Innervations helps companies “add innovative products and services to minimize their carbon footprint,” such as Level 2 and DC fast charging hardware. 

In an update with the announcement, Lordstown didn't report an order total, but it said that it “has now received letters of intent from customers across the country, including government entities, fleet management organizations, construction companies, security companies, landscapers and grounds crews, and those working in the fields of steel, natural gas, oil and petroleum.”

Lordstown Motors Endurance

Lordstown Motors Endurance

Lordstown Motors was created last year when General Motors sold its former Lordstown, Ohio, assembly facility to the newly formed company, which will use the plant to make an electric pickup there starting as soon as late this year. The Endurance truck that Lordstown plans to assemble there is a continuation of the Workhorse W-15, a range-extended electric truck that was being developed by Workhorse, which owns 10% of the new company and will license its propulsion technology. 

Lordstown hasn’t clarified to Green Car Reports, after repeated requests, whether the thousands of pre-orders Workhorse had received for the W-15 will transfer to the Endurance, and if so how that might work.
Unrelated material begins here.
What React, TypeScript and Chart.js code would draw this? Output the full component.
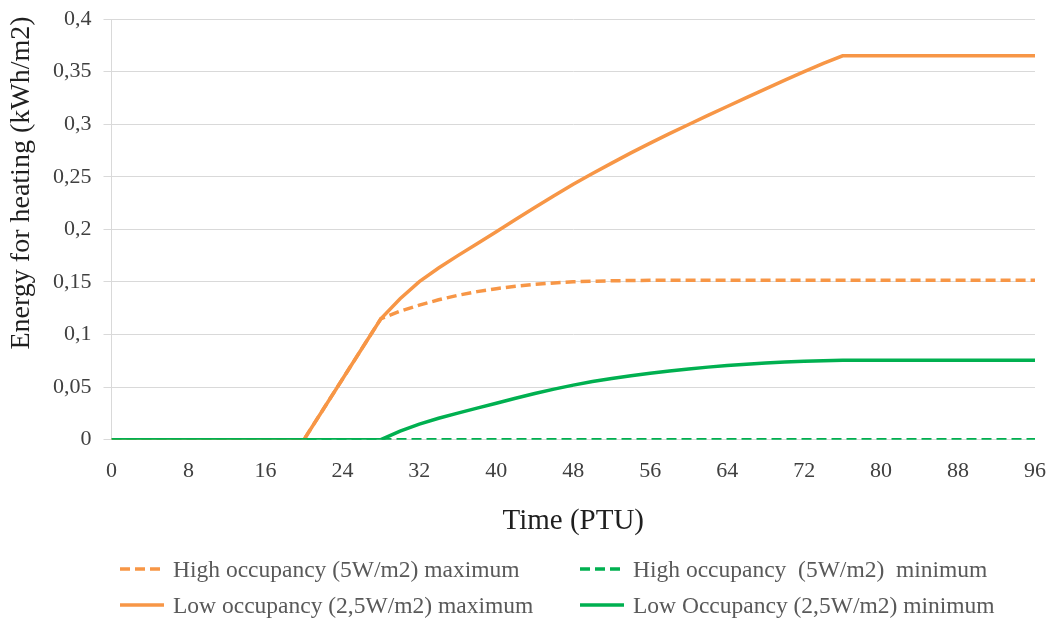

Very early on, the company had indicated that they would.

Outside of this letter of intent (LOI), Lordstown had previously reported similar LOIs received for 250 trucks for FirstEnergy, an Akron, Ohio based public utility, and 500 trucks for Clean Fuels Ohio, a “fuel-neutral” non-profit that aims to be “advocates of any advanced fuel or vehicle technology that reduces pollution.”

Unlike electric trucks from Rivian, Tesla, Ford, and GMC-Hummer that are on the way, the Lordstown truck will be pitched as a work truck—aiming for high reliability, low maintenance, and low operating costs versus traditional gas or diesel trucks. 

Compared to those other electric trucks, the Endurance is likely to weigh less, and its in-wheel hub motors, at all four wheels in at least some models, will be a unique tech feature and perhaps selling point. As with the W-15, we expect the Endurance to borrow pieces from a range of existing pickups—including but not limited to GM trucks. 

Lordstown has been ramping up preview teasers in anticipation of the production version’s debut this summer; it just this week (below) showed a development mule in a hill-climb exercise. 

Separately, GM and LG Chem are jointly building a nearby battery plant that will develop and make batteries for GM’s next-generation electric vehicles and their Ultium propulsion system—confirmed last month for GM’s portfolio of brands, and then last week for a Honda electric vehicle.